Radar Roundup: Ubiquitous computing (ubicomp)

  • The Street as Platform (Dan Hill): amazing essay by Dan Hill (yet another genius formerly at the BBC) about the invisible cloud of data in a city street. “We can’t see how the street is immersed in a twitching, pulsing cloud of data. […] This is a new kind of data, collective and individual, aggregated and discrete, open and closed, constantly logging impossibly detailed patterns of behaviour. The behaviour of the street.
  • Service Design Notes: Tools, not Services (Chris Heathcote): frustrated by the limited functionality in his Nike+ because the service is intentionally feebly aimed at feeble “typical” consumers, Chris dashed off a quick rant about the trap of designing services. Users want tools, not services. And by building tools, you can build a service people want. The last two paragraphs are gold: “Tools will be bent and misused – which means you sell even more. And you don’t have design in the usefulness – just find the useful functionality and package it up in an open-enough way to show possibilities.”
  • A Very Long Conversation with Dopplr’s Matt Jones (SecondVerse): a long interview, mostly about design stuff, with Matt Jones. The bit that resonated with me was “Mother Box is not in the Box“, which I translate as “you buy products that are front-ends to services”, which is a short hop away from “these days a device needs a network to be useful”. If you think of ubicomp as “it’s about sensors, outputs, and computation”, you can’t forget the network that connects them all–and what life is like when that network disappears.
  • Review of Everyware by Adam Greenfield (heyblog): a very detailed review of “Everyware” by Adam Greenfield.
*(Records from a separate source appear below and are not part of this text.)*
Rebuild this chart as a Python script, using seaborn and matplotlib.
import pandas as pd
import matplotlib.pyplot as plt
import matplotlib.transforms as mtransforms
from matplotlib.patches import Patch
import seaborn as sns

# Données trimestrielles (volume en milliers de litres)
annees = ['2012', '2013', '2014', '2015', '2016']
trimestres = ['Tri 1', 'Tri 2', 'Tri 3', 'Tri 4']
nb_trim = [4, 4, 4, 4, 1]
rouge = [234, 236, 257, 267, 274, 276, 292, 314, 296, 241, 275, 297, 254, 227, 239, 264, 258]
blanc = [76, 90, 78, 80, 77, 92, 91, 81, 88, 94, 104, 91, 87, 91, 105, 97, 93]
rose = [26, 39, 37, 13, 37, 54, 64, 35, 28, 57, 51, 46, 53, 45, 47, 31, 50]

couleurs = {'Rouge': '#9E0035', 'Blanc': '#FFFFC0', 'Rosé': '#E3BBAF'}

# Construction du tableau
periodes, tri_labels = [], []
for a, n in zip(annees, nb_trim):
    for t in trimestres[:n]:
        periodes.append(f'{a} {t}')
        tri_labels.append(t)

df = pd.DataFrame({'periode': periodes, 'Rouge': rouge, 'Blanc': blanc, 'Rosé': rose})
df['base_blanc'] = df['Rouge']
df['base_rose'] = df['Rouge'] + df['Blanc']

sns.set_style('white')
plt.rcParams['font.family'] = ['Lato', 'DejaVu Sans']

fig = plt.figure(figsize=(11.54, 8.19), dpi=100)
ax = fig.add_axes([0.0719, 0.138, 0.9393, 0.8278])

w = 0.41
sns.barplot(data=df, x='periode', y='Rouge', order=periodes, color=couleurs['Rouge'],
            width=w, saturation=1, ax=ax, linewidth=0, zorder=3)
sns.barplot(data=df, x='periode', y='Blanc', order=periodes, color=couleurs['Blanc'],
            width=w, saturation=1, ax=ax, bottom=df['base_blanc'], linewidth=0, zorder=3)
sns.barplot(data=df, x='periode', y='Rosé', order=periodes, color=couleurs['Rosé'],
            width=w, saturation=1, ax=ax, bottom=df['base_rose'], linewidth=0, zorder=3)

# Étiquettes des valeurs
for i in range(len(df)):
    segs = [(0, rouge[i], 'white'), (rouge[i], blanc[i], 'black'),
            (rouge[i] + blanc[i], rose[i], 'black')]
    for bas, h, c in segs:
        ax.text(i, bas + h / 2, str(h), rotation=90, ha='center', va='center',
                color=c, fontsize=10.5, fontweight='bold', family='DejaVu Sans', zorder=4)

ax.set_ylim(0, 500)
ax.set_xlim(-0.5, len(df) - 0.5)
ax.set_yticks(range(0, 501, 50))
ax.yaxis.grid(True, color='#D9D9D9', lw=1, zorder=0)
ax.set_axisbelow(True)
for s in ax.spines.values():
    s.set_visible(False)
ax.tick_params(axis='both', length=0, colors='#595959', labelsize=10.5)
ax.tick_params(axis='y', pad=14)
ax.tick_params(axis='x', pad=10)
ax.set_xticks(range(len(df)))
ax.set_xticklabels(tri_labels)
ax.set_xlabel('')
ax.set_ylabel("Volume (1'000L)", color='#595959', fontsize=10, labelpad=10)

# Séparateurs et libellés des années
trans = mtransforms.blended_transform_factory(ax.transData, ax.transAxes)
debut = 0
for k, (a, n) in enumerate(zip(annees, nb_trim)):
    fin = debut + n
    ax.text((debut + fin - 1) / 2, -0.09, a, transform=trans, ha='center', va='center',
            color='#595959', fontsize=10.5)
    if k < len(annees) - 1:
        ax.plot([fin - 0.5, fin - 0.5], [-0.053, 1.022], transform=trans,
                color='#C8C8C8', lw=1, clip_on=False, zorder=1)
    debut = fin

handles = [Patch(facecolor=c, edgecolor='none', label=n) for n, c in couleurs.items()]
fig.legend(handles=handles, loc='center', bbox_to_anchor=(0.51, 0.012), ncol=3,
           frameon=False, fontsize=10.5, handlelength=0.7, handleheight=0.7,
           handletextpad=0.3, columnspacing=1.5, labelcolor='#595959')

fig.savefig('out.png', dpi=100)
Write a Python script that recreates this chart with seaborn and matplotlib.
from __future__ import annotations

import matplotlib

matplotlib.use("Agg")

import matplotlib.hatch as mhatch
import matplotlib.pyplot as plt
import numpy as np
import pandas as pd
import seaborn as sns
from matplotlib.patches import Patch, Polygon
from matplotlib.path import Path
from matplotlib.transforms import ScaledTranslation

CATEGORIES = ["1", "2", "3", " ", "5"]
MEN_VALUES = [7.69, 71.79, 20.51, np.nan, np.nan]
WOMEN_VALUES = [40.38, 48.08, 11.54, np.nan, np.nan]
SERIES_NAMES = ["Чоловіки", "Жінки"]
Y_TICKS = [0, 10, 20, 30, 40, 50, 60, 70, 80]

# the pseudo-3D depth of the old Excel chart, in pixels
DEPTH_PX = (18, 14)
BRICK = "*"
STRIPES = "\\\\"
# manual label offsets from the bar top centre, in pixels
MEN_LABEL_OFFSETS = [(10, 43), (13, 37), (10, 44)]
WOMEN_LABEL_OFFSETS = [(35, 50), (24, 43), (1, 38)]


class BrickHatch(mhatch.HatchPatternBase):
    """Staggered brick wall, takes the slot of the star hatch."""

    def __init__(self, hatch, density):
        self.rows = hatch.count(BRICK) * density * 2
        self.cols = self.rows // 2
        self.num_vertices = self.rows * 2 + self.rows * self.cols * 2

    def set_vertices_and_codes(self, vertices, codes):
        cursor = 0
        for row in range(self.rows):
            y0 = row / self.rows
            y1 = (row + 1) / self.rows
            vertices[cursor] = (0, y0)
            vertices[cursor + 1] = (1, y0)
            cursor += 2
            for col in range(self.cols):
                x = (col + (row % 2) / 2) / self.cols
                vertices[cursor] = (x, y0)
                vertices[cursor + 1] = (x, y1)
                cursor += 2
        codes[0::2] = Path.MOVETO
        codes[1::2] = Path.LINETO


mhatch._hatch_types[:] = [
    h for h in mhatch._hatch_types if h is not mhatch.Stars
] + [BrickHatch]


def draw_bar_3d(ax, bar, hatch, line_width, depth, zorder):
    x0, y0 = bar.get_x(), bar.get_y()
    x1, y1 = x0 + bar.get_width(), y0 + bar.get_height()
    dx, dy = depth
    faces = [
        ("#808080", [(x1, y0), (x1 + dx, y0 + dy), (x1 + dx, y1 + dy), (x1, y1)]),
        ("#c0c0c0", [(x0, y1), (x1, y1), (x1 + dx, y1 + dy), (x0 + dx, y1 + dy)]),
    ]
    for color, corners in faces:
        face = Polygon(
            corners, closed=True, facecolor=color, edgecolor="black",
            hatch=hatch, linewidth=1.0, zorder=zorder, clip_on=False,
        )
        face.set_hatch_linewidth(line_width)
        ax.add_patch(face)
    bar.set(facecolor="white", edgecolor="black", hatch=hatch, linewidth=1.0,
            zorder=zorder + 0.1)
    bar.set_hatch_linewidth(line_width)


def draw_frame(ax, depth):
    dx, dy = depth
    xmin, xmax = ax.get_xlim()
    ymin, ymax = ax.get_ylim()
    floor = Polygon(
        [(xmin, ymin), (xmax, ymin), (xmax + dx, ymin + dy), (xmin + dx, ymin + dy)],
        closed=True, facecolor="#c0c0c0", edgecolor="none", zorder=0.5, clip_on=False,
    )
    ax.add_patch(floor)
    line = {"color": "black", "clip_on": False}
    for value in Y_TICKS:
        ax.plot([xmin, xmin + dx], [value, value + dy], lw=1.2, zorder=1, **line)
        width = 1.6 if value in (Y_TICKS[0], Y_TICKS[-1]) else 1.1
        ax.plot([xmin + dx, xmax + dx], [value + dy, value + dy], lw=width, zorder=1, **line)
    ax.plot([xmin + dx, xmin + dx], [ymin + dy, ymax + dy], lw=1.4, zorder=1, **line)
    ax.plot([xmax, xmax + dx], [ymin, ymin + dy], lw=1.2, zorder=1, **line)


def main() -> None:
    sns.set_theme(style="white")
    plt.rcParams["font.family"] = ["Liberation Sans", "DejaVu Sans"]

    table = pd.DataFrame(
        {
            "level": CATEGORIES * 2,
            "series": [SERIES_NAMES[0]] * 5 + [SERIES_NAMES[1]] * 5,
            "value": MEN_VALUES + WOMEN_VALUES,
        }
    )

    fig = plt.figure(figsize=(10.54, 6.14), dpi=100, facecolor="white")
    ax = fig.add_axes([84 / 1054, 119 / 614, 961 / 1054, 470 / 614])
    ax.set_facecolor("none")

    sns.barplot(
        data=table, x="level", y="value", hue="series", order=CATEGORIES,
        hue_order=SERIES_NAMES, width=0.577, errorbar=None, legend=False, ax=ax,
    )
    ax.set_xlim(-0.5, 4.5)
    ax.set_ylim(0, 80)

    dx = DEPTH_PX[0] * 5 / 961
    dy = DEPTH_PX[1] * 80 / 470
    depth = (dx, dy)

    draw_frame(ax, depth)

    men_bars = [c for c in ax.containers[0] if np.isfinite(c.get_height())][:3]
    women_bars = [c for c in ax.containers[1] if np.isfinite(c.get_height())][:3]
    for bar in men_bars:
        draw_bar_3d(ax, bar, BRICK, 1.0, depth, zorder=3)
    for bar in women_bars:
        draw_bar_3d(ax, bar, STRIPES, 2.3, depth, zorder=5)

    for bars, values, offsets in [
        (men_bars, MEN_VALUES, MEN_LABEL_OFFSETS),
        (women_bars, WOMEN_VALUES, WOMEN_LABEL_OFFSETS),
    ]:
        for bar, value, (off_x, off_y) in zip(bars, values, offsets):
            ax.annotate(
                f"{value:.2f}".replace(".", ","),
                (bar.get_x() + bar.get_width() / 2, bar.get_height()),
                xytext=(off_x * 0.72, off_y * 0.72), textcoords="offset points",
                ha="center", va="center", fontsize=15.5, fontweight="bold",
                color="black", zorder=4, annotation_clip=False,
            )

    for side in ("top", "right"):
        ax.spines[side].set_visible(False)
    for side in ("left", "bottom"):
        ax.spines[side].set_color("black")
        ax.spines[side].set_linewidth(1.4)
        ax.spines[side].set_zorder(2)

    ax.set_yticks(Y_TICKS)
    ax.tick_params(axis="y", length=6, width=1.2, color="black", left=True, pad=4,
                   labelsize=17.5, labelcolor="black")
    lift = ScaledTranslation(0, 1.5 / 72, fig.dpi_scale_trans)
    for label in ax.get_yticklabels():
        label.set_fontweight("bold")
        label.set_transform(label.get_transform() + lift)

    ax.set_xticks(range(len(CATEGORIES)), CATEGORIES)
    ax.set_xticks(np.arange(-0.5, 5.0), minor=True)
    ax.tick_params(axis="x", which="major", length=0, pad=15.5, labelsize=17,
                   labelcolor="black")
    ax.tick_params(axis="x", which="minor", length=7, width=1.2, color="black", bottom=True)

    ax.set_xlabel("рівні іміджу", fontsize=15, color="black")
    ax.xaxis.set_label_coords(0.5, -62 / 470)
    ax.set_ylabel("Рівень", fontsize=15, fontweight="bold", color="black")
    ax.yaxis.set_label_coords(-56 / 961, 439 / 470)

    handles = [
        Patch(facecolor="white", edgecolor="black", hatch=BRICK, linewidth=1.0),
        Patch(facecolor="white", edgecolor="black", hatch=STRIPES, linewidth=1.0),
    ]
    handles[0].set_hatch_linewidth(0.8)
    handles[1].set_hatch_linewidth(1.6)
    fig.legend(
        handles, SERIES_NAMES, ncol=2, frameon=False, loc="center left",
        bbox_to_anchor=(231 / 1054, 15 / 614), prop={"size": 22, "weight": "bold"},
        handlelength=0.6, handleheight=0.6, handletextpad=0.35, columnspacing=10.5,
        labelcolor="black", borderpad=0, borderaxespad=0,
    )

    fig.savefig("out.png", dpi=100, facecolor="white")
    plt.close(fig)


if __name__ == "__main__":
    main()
Matt Jones recommended Everyware to me as the first stop in a quick catchup of ubiquitous computing. “Everyware strikes a good balance between the impenetrable proceedings of the UBICOMP conferences and design writing. Adam expects the reader to get references to “Ctrl-Zing something away, “elevator pitches”, and “user experience” and something about how people behave with mobile phones“.
  • Being Human (Microsoft Research): subtitled “Human-Computer Interaction in the Year 2020”. Love the “Transformations in Interaction” section: “The End of Interface Stability; The Growth of Techno-Dependence; The Growth of Hyper-Connectivity; The End of the Ephemeral; The Growth of Creative Engagement”.
  • William Gibson – The Rolling Stone 40th Anniversary Interview: “One of the things our grandchildren will find quaintest about us is that we distinguish the digital from the real, the virtual from the real. In the future, that will become literally impossible. The distinction between cyberspace and that which isn’t cyberspace is going to be unimaginable. When I wrote Neuromancer in 1984, cyberspace already existed for some people, but they didn’t spend all their time there. So cyberspace was there, and we were here. Now cyberspace is here for a lot of us, and there has become any state of relative nonconnectivity. There is where they don’t have Wi-Fi. In a world of superubiquitous computing, you’re not gonna know when you’re on or when you’re off. You’re always going to be on, in some sort of blended-reality state. You only think about it when something goes wrong and it goes off. And then it’s a drag.” I linked to it from the first Radar Roundup but I know you skipped it, so I had to quote it all here. You made me do it.